Whoa! So after I posted this, Rorate Caeli made a post praising it:

rorate-caeli.blogspot.com/2014/02/nixon-goes-to-china-pope-francis-you.html?m=1

Then NC Register pulled the article.

Then Rorate Caeli posted their displeasure at NC Register pulling the article.

And now the article is available on Pat Archbold’s blog here:

creativeminorityreport.com/2014/02/pope-francis-and-sspx-opportunity.html?m=1

:eek:

Yet another example, IMO, of how we were much better of when every Blog, Dick and Harry didn’t weigh in with his two denarii on Church affairs. Seriously. There are good and wise men working on such things. :slight_smile:

As for the NC Register being “intolerant” (pace, Rorate), I find them a very good news source. Wish they’d drop Mark Shea though. :stuck_out_tongue:

I just came on CAF to see if anyone had followed this ongoing situation…I must say I am quite perplexed by what transpired at the Register.

God bless,
Paul

It is quite possible that the SSPX could be regularized at any time. This has been true for many years. Cardinal Ratzinger/Pope Benedict made this one of his life’s objectives.

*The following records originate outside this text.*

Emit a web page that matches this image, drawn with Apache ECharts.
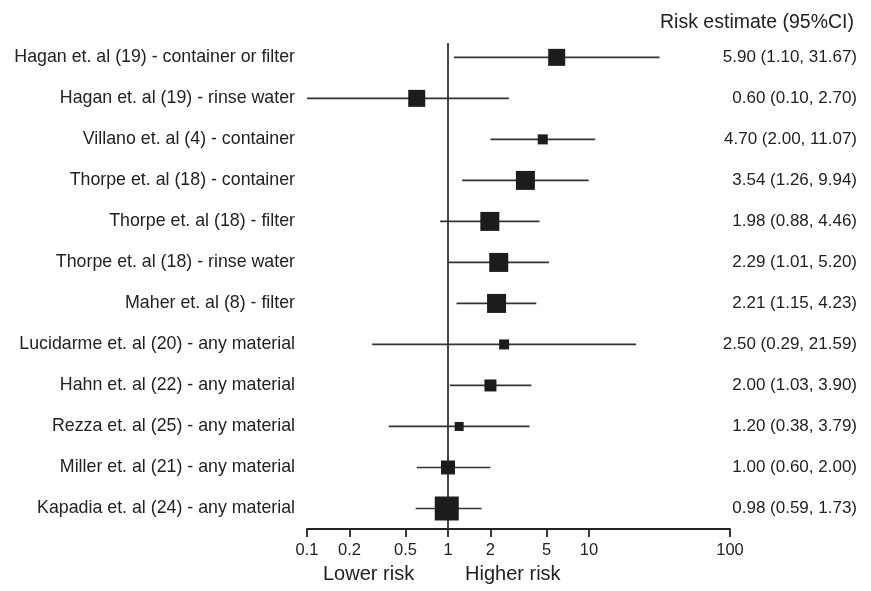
<!DOCTYPE html>
<html>
<head>
<meta charset="utf-8">
<script src="https://cdn.jsdelivr.net/npm/echarts@6/dist/echarts.min.js"></script>
<style>html,body{margin:0;padding:0;background:#fff}#c{width:871px;height:591px}</style>
</head>
<body>
<div id="c"></div>
<script>
var studies = [
  'Hagan et. al (19) - container or filter',
  'Hagan et. al (19) - rinse water',
  'Villano et. al (4) - container',
  'Thorpe et. al (18) - container',
  'Thorpe et. al (18) - filter',
  'Thorpe et. al (18) - rinse water',
  'Maher et. al (8) - filter',
  'Lucidarme et. al (20) - any material',
  'Hahn et. al (22) - any material',
  'Rezza et. al (25) - any material',
  'Miller et. al (21) - any material',
  'Kapadia et. al (24) - any material'
];
var estimate = [5.90, 0.60, 4.70, 3.54, 1.98, 2.29, 2.21, 2.50, 2.00, 1.20, 1.00, 0.98];
var lower    = [1.10, 0.10, 2.00, 1.26, 0.88, 1.01, 1.15, 0.29, 1.03, 0.38, 0.60, 0.59];
var upper    = [31.67, 2.70, 11.07, 9.94, 4.46, 5.20, 4.23, 21.59, 3.90, 3.79, 2.00, 1.73];
var weights  = [17, 17, 10, 19, 19, 19, 19, 10, 12, 9, 14, 24];
var xTicks   = [0.1, 0.2, 0.5, 1, 2, 5, 10, 100];
var refValue = 1;

var FONT = '"Liberation Sans", Arial, Helvetica, sans-serif';
var TXT = '#222';
var rows = studies.map(function (s, i) { return i; });
var ciText = estimate.map(function (e, i) {
  return e.toFixed(2) + ' (' + lower[i].toFixed(2) + ', ' + upper[i].toFixed(2) + ')';
});

var chart = echarts.init(document.getElementById('c'));
chart.setOption({
  animation: false,
  backgroundColor: '#fff',
  grid: { left: 307, right: 141, top: 43, bottom: 62, containLabel: false },
  title: {
    text: 'Risk estimate (95%CI)', right: 12, top: 8,
    textStyle: { fontFamily: FONT, fontSize: 19.5, fontWeight: 'normal', color: TXT }
  },
  graphic: [
    { type: 'text', left: 323, top: 564, style: { text: 'Lower risk', font: '20px ' + FONT, fill: TXT } },
    { type: 'text', left: 465, top: 564, style: { text: 'Higher risk', font: '20px ' + FONT, fill: TXT } }
  ],
  xAxis: {
    type: 'log', logBase: 10, min: 0.1, max: 100,
    axisLine: { show: true, onZero: false, lineStyle: { color: '#222', width: 1.8 } },
    axisTick: { show: true, length: 8, lineStyle: { color: '#222', width: 1.8 }, customValues: xTicks },
    axisLabel: {
      customValues: xTicks, margin: 13, color: TXT, fontSize: 16.5, fontFamily: FONT,
      formatter: function (v) { return String(+v.toPrecision(3)); }
    },
    splitLine: { show: false },
    minorTick: { show: false }
  },
  yAxis: [
    {
      type: 'value', inverse: true, min: -0.35, max: 11.5, position: 'left',
      axisLine: { show: false }, axisTick: { show: false }, splitLine: { show: false },
      axisLabel: {
        customValues: rows, margin: 12, color: TXT, fontSize: 17.8, fontFamily: FONT,
        formatter: function (v) { return studies[Math.round(v)] || ''; }
      }
    },
    {
      type: 'value', inverse: true, min: -0.35, max: 11.5, position: 'right',
      axisLine: { show: false }, axisTick: { show: false }, splitLine: { show: false },
      axisLabel: {
        customValues: rows, margin: 127, align: 'right', color: TXT, fontSize: 17, fontFamily: FONT,
        formatter: function (v) { return ciText[Math.round(v)] || ''; }
      }
    }
  ],
  series: [
    {
      type: 'line', yAxisIndex: 0, symbol: 'none', silent: true,
      data: [[refValue, -0.35], [refValue, 11.5]],
      lineStyle: { color: '#333', width: 1.8 }, z: 1
    },
    {
      type: 'custom', yAxisIndex: 0, silent: true, z: 2,
      data: rows.map(function (i) { return [lower[i], upper[i], i]; }),
      encode: { x: [0, 1], y: 2 },
      renderItem: function (params, api) {
        var p1 = api.coord([api.value(0), api.value(2)]);
        var p2 = api.coord([api.value(1), api.value(2)]);
        return {
          type: 'line',
          shape: { x1: p1[0], y1: p1[1], x2: p2[0], y2: p2[1] },
          style: { stroke: '#333', lineWidth: 1.7 }
        };
      }
    },
    {
      type: 'scatter', yAxisIndex: 0, symbol: 'rect', silent: true, z: 3,
      data: rows.map(function (i) { return [estimate[i], i, weights[i]]; }),
      symbolSize: function (d) { return d[2]; },
      itemStyle: { color: '#1c1c1c', opacity: 1 }
    }
  ]
});
</script>
</body>
</html>
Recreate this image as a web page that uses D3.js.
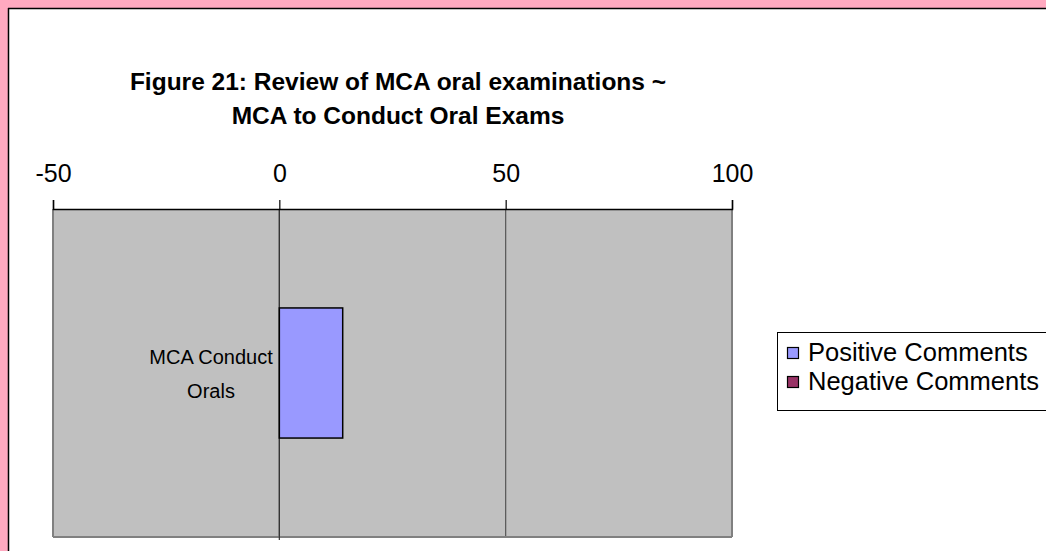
<!DOCTYPE html>
<html>
<head>
<meta charset="utf-8">
<script src="https://cdn.jsdelivr.net/npm/d3@7"></script>
<style>
  body { margin: 0; background: #ffffff; }
  svg { display: block; font-family: Arial, "Liberation Sans", sans-serif; }
</style>
</head>
<body>
<div id="chart"></div>
<script>
var width  = 1046;
var height = 551;

var categories   = ["MCA Conduct Orals"];
var positiveVals = [14];
var negativeVals = [0];
var seriesNames  = ["Positive Comments", "Negative Comments"];
var seriesColors = ["#9999ff", "#993366"];
var tickValues   = [-50, 0, 50, 100];

var svg = d3.select("#chart").append("svg")
    .attr("width", width)
    .attr("height", height);

// pink frame and white panel
svg.append("rect").attr("x", 0).attr("y", 0).attr("width", width).attr("height", height)
   .attr("fill", "#ffa9c0");
svg.append("rect").attr("x", 8).attr("y", 8).attr("width", width - 8).attr("height", height - 8)
   .attr("fill", "#ffffff");
svg.append("line").attr("x1", 8.5).attr("y1", 8).attr("x2", 8.5).attr("y2", height)
   .attr("stroke", "#000").attr("stroke-width", 1.5);
svg.append("line").attr("x1", 8).attr("y1", 8.5).attr("x2", width).attr("y2", 8.5)
   .attr("stroke", "#000").attr("stroke-width", 1.5);

// title
var title = svg.append("text")
    .attr("text-anchor", "middle")
    .attr("font-weight", "bold")
    .attr("font-size", 24.5);
title.append("tspan").attr("x", 398).attr("y", 90).text("Figure 21: Review of MCA oral examinations ~");
title.append("tspan").attr("x", 398).attr("y", 124).text("MCA to Conduct Oral Exams");

var plot = { left: 53, top: 209, right: 732, bottom: 537 };

var x = d3.scaleLinear().domain([-50, 100]).range([plot.left, plot.right]);
var y = d3.scaleBand().domain(categories).range([plot.top, plot.bottom]).padding(0.432);

svg.append("rect")
   .attr("x", plot.left).attr("y", plot.top)
   .attr("width", plot.right - plot.left).attr("height", plot.bottom - plot.top)
   .attr("fill", "#c0c0c0");

// grid lines
svg.selectAll(".grid").data(tickValues.slice(1, -1))
   .enter().append("line")
   .attr("x1", function(d) { return x(d); })
   .attr("x2", function(d) { return x(d); })
   .attr("y1", plot.top).attr("y2", plot.bottom)
   .attr("stroke", "#555").attr("stroke-width", 1.2);

// plot border
svg.append("line").attr("x1", plot.left).attr("x2", plot.left).attr("y1", plot.top).attr("y2", plot.bottom)
   .attr("stroke", "#808080").attr("stroke-width", 2);
svg.append("line").attr("x1", plot.left).attr("x2", plot.right).attr("y1", plot.bottom).attr("y2", plot.bottom)
   .attr("stroke", "#808080").attr("stroke-width", 2);
svg.append("line").attr("x1", plot.right).attr("x2", plot.right).attr("y1", plot.top).attr("y2", plot.bottom)
   .attr("stroke", "#808080").attr("stroke-width", 2);

// category axis at zero
svg.append("line").attr("x1", x(0)).attr("x2", x(0)).attr("y1", plot.top).attr("y2", plot.bottom + 3)
   .attr("stroke", "#333").attr("stroke-width", 1.2);

// top value axis
var axis = svg.append("g")
    .attr("transform", "translate(0," + plot.top + ")")
    .call(d3.axisTop(x).tickValues(tickValues).tickSize(9).tickPadding(18)
            .tickFormat(function(d) { return String(d); }));
axis.select(".domain").attr("stroke", "#000").attr("stroke-width", 1.5);
axis.selectAll(".tick line").attr("stroke", "#000").attr("stroke-width", 1.2);
axis.selectAll(".tick text")
    .attr("font-size", 25)
    .attr("font-family", "Arial, 'Liberation Sans', sans-serif")
    .attr("fill", "#000");

// bars
svg.selectAll(".pos").data(categories)
   .enter().append("rect")
   .attr("x", function(d, i) { return x(Math.min(0, positiveVals[i])); })
   .attr("y", function(d) { return y(d); })
   .attr("width", function(d, i) { return Math.abs(x(positiveVals[i]) - x(0)); })
   .attr("height", y.bandwidth())
   .attr("fill", seriesColors[0])
   .attr("stroke", "#000").attr("stroke-width", 1.5);

svg.selectAll(".neg").data(categories)
   .enter().append("rect")
   .attr("x", function(d, i) { return x(Math.min(0, negativeVals[i])); })
   .attr("y", function(d) { return y(d); })
   .attr("width", function(d, i) { return Math.abs(x(negativeVals[i]) - x(0)); })
   .attr("height", y.bandwidth())
   .attr("fill", seriesColors[1])
   .attr("stroke", "none");

// category label
var cy = y(categories[0]) + y.bandwidth() / 2;
var cat = svg.append("text")
    .attr("text-anchor", "middle")
    .attr("font-size", 20);
cat.append("tspan").attr("x", 211).attr("y", cy - 9).text("MCA Conduct");
cat.append("tspan").attr("x", 211).attr("y", cy + 25).text("Orals");

// legend
var legend = svg.append("g");
legend.append("rect")
   .attr("x", 777.5).attr("y", 332.5).attr("width", 280).attr("height", 78)
   .attr("fill", "#fff").attr("stroke", "#000").attr("stroke-width", 1);
seriesNames.forEach(function(name, i) {
  var ly = 353 + i * 29;
  legend.append("rect")
     .attr("x", 787.5).attr("y", ly - 5.5).attr("width", 11).attr("height", 11)
     .attr("fill", seriesColors[i]).attr("stroke", "#000").attr("stroke-width", 1.2);
  legend.append("text")
     .attr("x", 808).attr("y", ly + 8)
     .attr("font-size", 25.5)
     .text(name);
});
</script>
</body>
</html>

It would require only that the SSPX bishops and priests subject themselves to the lawful authority of the Church.

Aye, there’s the rub. :thumbsup:

As far as I am concerned, the Holy See has done as much as possible to regularize the SSPX and reconcile them to the Church. The SSPX has responded with disobedience, arrogance, and increasingly erratic behavior.

Far from being reconciled, I believe the SSPX leaders statements about Pope Francis recently constitute the nail in the coffin in this regard.

I pray that they return to the unity of faith and submission to the roman pontiff. But quite honestly, I doubt it will happen under Pope Francis, and quite possibly never will at all. I certainly won’t be holding my breath.